Mooching x 4. To get up here I flew from London to Inverness, the “Capital of the Highlands,” and before catching my train out of town I stopped for lunch at a Spanish restaurant, drawn in by its Cruzcampo sign. (You may recall my preoccupation with Cruzcampo beer during that weekend in Seville.) There I happened to meet Richard and Frances, a recently retired Scottish couple who took a keen interest in what I’m doing here and who live in a tiny hamlet about twenty minutes north of the farm. They gave me their phone number and offered to show me around if I had any free time—which it turns out I did, earlier today. They treated me to a driving tour of the area and brought me along to a barbecue at Frances’ sister’s house.
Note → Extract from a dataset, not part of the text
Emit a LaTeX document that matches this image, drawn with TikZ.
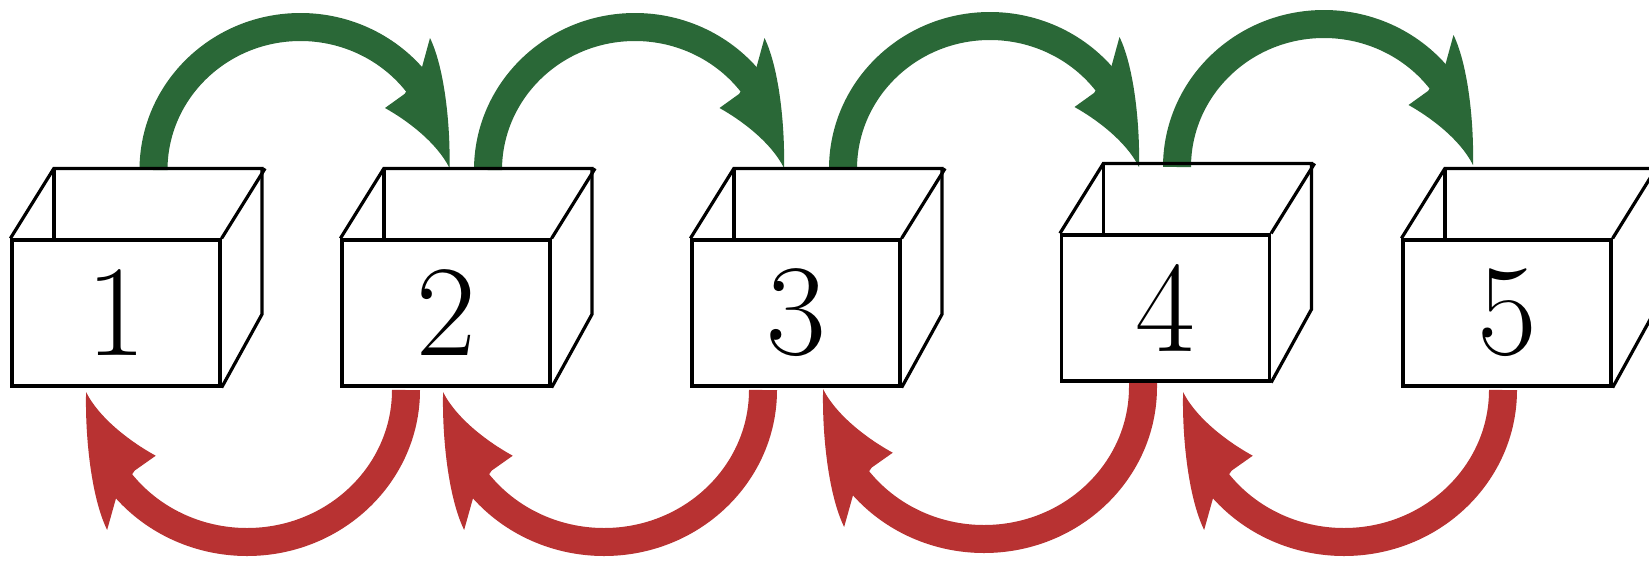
\documentclass[tikz,border=0pt]{standalone}
\usetikzlibrary{calc}
\definecolor{arrgreen}{RGB}{42,104,55}
\definecolor{arrred}{RGB}{184,50,50}
\newcommand\openbox[3]{%
  \node[front] (#1) at (#2) {#3};
  \draw[boxline] (#1.north west) -- ++(43.5,-70) -- ++(208,0) -- ++(0,146) -- (#1.south east);
  \draw[boxline] (#1.north east) -- ++(43.5,-70);
  \draw[boxline] ($(#1.north west)+(43.5,-70)$) -- ++(0,70);
}
% curved arrow head, drawn in the frame of the arc centre
\newcommand\curvehead[3]{%
  \fill[#1, shift={(#2)}, #3] (129.5,-132) .. controls (144,-102) and (150,-45) .. (149,-2)
     .. controls (136,-28) and (106,-50) .. (84.5,-62) -- (104,-76) -- (121,-101) -- cycle;}
\begin{document}
\begin{tikzpicture}[x=1pt,y=-1pt,
  boxline/.style={line width=3.2pt, line join=miter, draw=black},
  front/.style={boxline, fill=white, minimum width=208pt, minimum height=146pt,
    inner sep=0pt, font=\fontsize{130}{130}\selectfont},
  gshaft/.style={draw=arrgreen, line width=28pt},
  rshaft/.style={draw=arrred, line width=28pt},
]
\fill[white] (0,0) rectangle (1649,563);
\useasboundingbox (0,0) rectangle (1649,563);

% arc centres
\coordinate (g1c) at (300.5,170); \coordinate (g2c) at (635,170);
\coordinate (g3c) at (990,169);   \coordinate (g4c) at (1324,167);
\coordinate (r1c) at (247,390);   \coordinate (r2c) at (604,390);
\coordinate (r3c) at (984,387);   \coordinate (r4c) at (1344,390);
% arrow start points
\coordinate (g1s) at ($(g1c)+(-147,0)$); \coordinate (g2s) at ($(g2c)+(-147,0)$);
\coordinate (g3s) at ($(g3c)+(-147,0)$); \coordinate (g4s) at ($(g4c)+(-147,0)$);
\coordinate (r1s) at ($(r1c)+(159,0)$);  \coordinate (r2s) at ($(r2c)+(159,0)$);
\coordinate (r3s) at ($(r3c)+(159,-6)$); \coordinate (r4s) at ($(r4c)+(159,0)$);

% green arrows (forward)
\foreach \k in {1,2,3,4}{
  \draw[gshaft] (g\k s) arc[start angle=180, end angle=323, x radius=147, y radius=143];
  \curvehead{arrgreen}{g\k c}{}
}
% red arrows (backward)
\foreach \k in {1,2,4}{
  \draw[rshaft] (r\k s) arc[start angle=0, end angle=143, x radius=159, y radius=152];
  \curvehead{arrred}{r\k c}{rotate=180, xscale=1.08, yscale=1.06}
}
\draw[rshaft] (r3s) -- ++(0,6) arc[start angle=0, end angle=143, x radius=159, y radius=152];
\curvehead{arrred}{r3c}{rotate=180, xscale=1.08, yscale=1.06}

% boxes
\openbox{b1}{116,313}{1}
\openbox{b2}{446,313}{2}
\openbox{b3}{796,313}{3}
\openbox{b4}{1165.5,308}{4}
\openbox{b5}{1507,313}{5}
\end{tikzpicture}
\end{document}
Thank goodness Sarah Barracuda is back in the news, because it allowed my new friends to bring in the “guess what—Shawn has lobbied Sarah Palin!” factoid, and I was able to regale the crowd with Alaska-talk. (As an aside, if she does stay on the national scene for a while, the silver lining for me is that I’ll be able to get that much more mileage from my “Don’t look at the governor’s legs!” story.) In a surreal turn, my hosts’ son-in-law was born in the Philippines, and I heard a brief snatch of Tagalog at the dinner table between him and his Italian mother. At some point it occurred to me that I was engaging in fourth-degree mooching. I got to the UK in the first place by mooching off Bill Gates’ money; I’m in Scotland mooching off Morven et al (though this is the least moochy step given that I’m working for them); my afternoon out was a mooch off Richard and Frances; and the barbecue was a fourth degree of mooching off their extended family. It’s pretty much as far off the tourist grid and into “real life” as you can get, and the experience made me grateful that I answered the siren call of Cruzcampo back in Inverness.